1777. Brest la Belle (c’est moi qui l’ajoute). Yves-Marie Morgat, adolescent de 16 ans, élève brillant destiné à une carrière militaire, rêve d’embarquer. En vivant dans une ville portuaire, rien d’improbable, me direz-vous, et pourtant… Son père est réticent et son ami, le chirurgien Jérôme Burnst, le lui déconseille vivement : « l’aventure est une duperie et un danger pour les âmes les mieux trempées, je suis l’interprète de plus de quarante années d’expérience. » Le personnage qui déclenche l’action est ce fameux pirate Petit-Cadet, paraît-il mort, mais dont la possible proximité alimente soudainement les rumeurs. Yves-Marie, ou Petit-Morgat, aide un bagnard avec qui il s’était lié d’amitié à s’évader, sous prétexte que ce dernier l’assure de son innocence et lui demande de l’aider à se venger… contre Petit-Cadet.

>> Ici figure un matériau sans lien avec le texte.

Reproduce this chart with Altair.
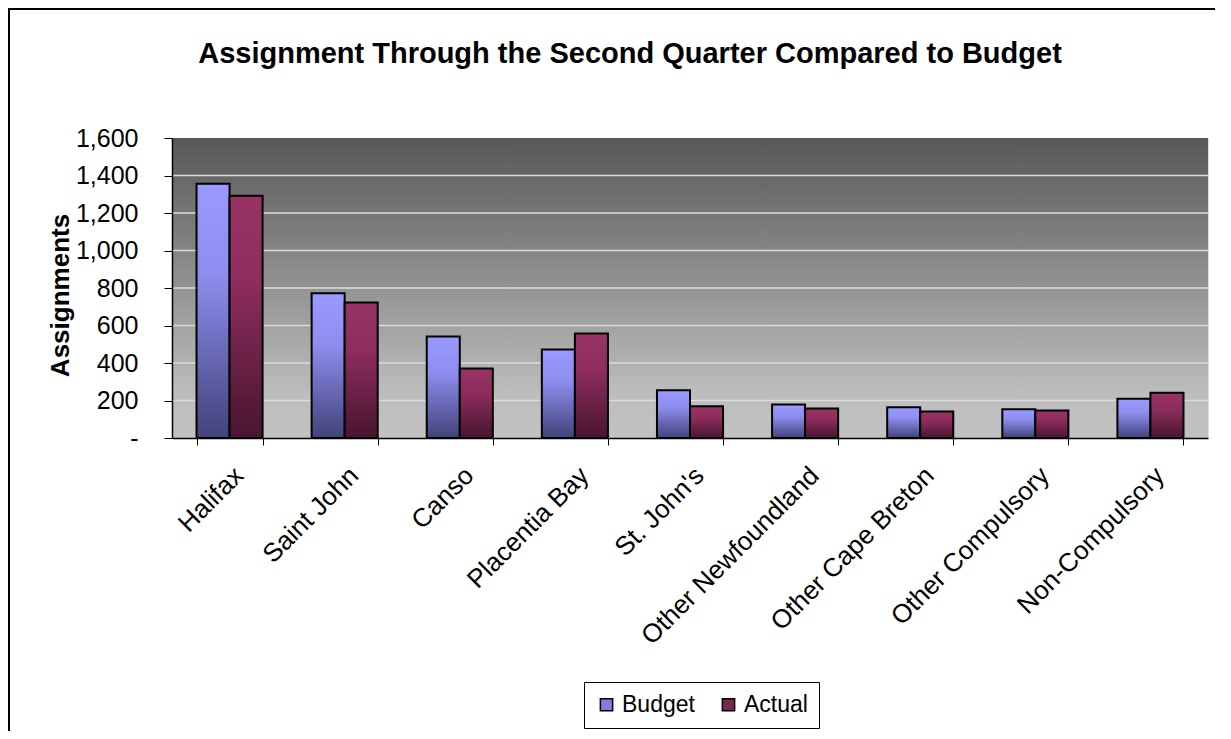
import altair as alt
import pandas as pd

categories = ["Halifax", "Saint John", "Canso", "Placentia Bay", "St. John's",
              "Other Newfoundland", "Other Cape Breton", "Other Compulsory", "Non-Compulsory"]
budget = [1356, 772, 541, 472, 255, 179, 164, 154, 209]
actual = [1292, 723, 371, 557, 170, 157, 141, 147, 241]
series = ["Budget", "Actual"]
y_ticks = [0, 200, 400, 600, 800, 1000, 1200, 1400, 1600]
grid_vals = [200, 400, 600, 800, 1000, 1200, 1400]
title_text = "Assignment Through the Second Quarter Compared to Budget"

rows = []
for c, b, a in zip(categories, budget, actual):
    rows.append({"category": c, "series": "Budget", "value": b})
    rows.append({"category": c, "series": "Actual", "value": a})
df = pd.DataFrame(rows)

W, H = 1036, 300
FONT = "Liberation Sans"

grad_budget = {"gradient": "linear", "x1": 0, "y1": 0, "x2": 0, "y2": 1,
               "stops": [{"offset": 0, "color": "#9a9aff"},
                         {"offset": 0.35, "color": "#8e8ef0"},
                         {"offset": 1, "color": "#42427a"}]}
grad_actual = {"gradient": "linear", "x1": 0, "y1": 0, "x2": 0, "y2": 1,
               "stops": [{"offset": 0, "color": "#993366"},
                         {"offset": 0.35, "color": "#8e2d5e"},
                         {"offset": 1, "color": "#48152f"}]}
grad_bg = {"gradient": "linear", "x1": 0, "y1": 0, "x2": 0, "y2": 1,
           "stops": [{"offset": 0, "color": "#585858"},
                     {"offset": 0.85, "color": "#bdbdbd"},
                     {"offset": 1, "color": "#c2c2c2"}]}

yscale = alt.Scale(domain=[0, 1600], nice=False)

x_enc = alt.X("category:N", sort=categories,
              scale=alt.Scale(paddingInner=0.426, paddingOuter=0.213),
              axis=alt.Axis(title=None, labelAngle=-45, labelFontSize=26, labelFont=FONT,
                            labelColor="#000", labelLimit=400, labelPadding=17,
                            tickBand="extent", tickSize=7, tickColor="#000",
                            domainColor="#000", domainWidth=1.5, grid=False, zindex=1))
y_enc = alt.Y("value:Q", scale=yscale,
              axis=alt.Axis(values=y_ticks, grid=False, zindex=1,
                            labelExpr="datum.value == 0 ? '-' : format(datum.value, ',')",
                            labelFontSize=25, labelFont=FONT, labelColor="#000",
                            labelPadding=26, tickSize=8, tickColor="#000",
                            domainColor="#000", domainWidth=1.5,
                            title="Assignments", titleFontSize=26, titleFont=FONT,
                            titleFontWeight="bold", titleColor="#000",
                            titleX=-112, titleY=157, titleBaseline="middle", titleAngle=-90))
xoff = alt.XOffset("series:N", sort=series)

frame = alt.Chart(alt.Data(values=[{}])).mark_rect(
    fill="white", fillOpacity=0, stroke="#000", strokeWidth=2
).encode(x=alt.value(-163), x2=alt.value(1200), y=alt.value(-129), y2=alt.value(700))

title = alt.Chart(alt.Data(values=[{}])).mark_text(
    text=title_text, font=FONT, fontSize=29, fontWeight="bold", color="#000",
    align="center", baseline="alphabetic"
).encode(x=alt.value(458), y=alt.value(-75))

bg = alt.Chart(alt.Data(values=[{}])).mark_rect(fill=grad_bg).encode(
    x=alt.value(0), x2=alt.value(W), y=alt.value(0), y2=alt.value(H))

grid = alt.Chart(pd.DataFrame({"value": grid_vals})).mark_rule(
    color="#dcdcdc", strokeWidth=1.5
).encode(y=y_enc, x=alt.value(0), x2=alt.value(W))

bars_solid = alt.Chart(df).mark_bar().encode(
    x=x_enc, xOffset=xoff, y=y_enc,
    color=alt.Color("series:N", sort=series,
                    scale=alt.Scale(domain=series, range=["#8080d8", "#7a2850"]),
                    legend=alt.Legend(title=None, orient="none", legendX=412, legendY=544,
                                      direction="horizontal", labelFontSize=23, labelFont=FONT,
                                      labelColor="#000", symbolType="square", symbolSize=150,
                                      symbolStrokeColor="#000", symbolStrokeWidth=1.5,
                                      labelOffset=4, columnPadding=22, padding=11,
                                      strokeColor="#000", fillColor="white"))
)

bars_grad = alt.Chart(df).mark_bar(stroke="#000", strokeWidth=2).encode(
    x=x_enc, xOffset=xoff, y=y_enc,
    fill=alt.condition(alt.datum.series == "Budget", alt.value(grad_budget), alt.value(grad_actual))
)

chart = alt.layer(frame, title, bg, grid, bars_solid, bars_grad).properties(
    width=W, height=H,
    autosize=alt.AutoSizeParams(type="none"),
    padding={"left": 164, "top": 130, "right": 7, "bottom": 293},
).configure_view(stroke="#333", strokeWidth=1.5).configure(font=FONT, background="white")

chart.save("out.html", embed_options={"renderer": "svg", "actions": False})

Pierre Mac Orlan, que je n’avais jamais lu, à écrit un livre d’initiation avec la nostalgie de L’Ile au trésor et le souvenir de L’Etrange Cas du Dr Jekyll et Mr Hyde de Stevenson. Petit-Morgat a ce mélange de naïveté et d’exaltation qui est propre à la jeunesse, mais il est aussi obéissant voire craintif. Personnage qui ne va pas au bout de lui-même, qui s’arrête, peut-être, à l’endroit où le risque est le point de non-retour. Prise en compte de la réalité ou poltronnerie ? Sagesse ou résignation ?... Mac Orlan publie son récit en 1941, à presque soixante ans et deux guerres quasiment derrière lui. C’est un livre finalement plus profond que romanesque, où la connaissance de l’homme et de ses errements, ses masques, ses trahisons, nous amène logiquement à lire ceci :

« L’affection des hommes est une monnaie rare qui ne sort pas souvent de leurs bourses. Il faut des circonstances peu communes pour qu’ils en fassent le don ou l’échange. Ne tombe point, cependant, dans la misanthropie. Aime les hommes, mais garde toujours la main sur la poignée de ton épée quand tu ne les connais pas. Un jugement ne doit jamais partir du cœur sans avoir été contrôlé par l’expérience. »

L’écriture de Pierre Mac Orlan est intéressante, même si je me demande comment Victor Hugo aurait écrit sur ce canevas. Quelque chose de plus saisissant, sans doute. On aurait dû pleurer, à la fin, comme pour Quatrevingt treize. En même temps, il n’aurait sans doute pas écrit sur ce canevas, car ce dernier a le souffle coupé… Si le monde de la piraterie existe bien en 1777 et au siècle suivant, le XX ème siècle n’est plus celui de la piraterie. C’est la fin d’un monde, la fin de l’aventure. Le début d’une barbarie froide, à grande échelle, contrôlée... Nul doute que L’Ancre de la Miséricorde, au titre d’ex-voto, n’en porte la blessure.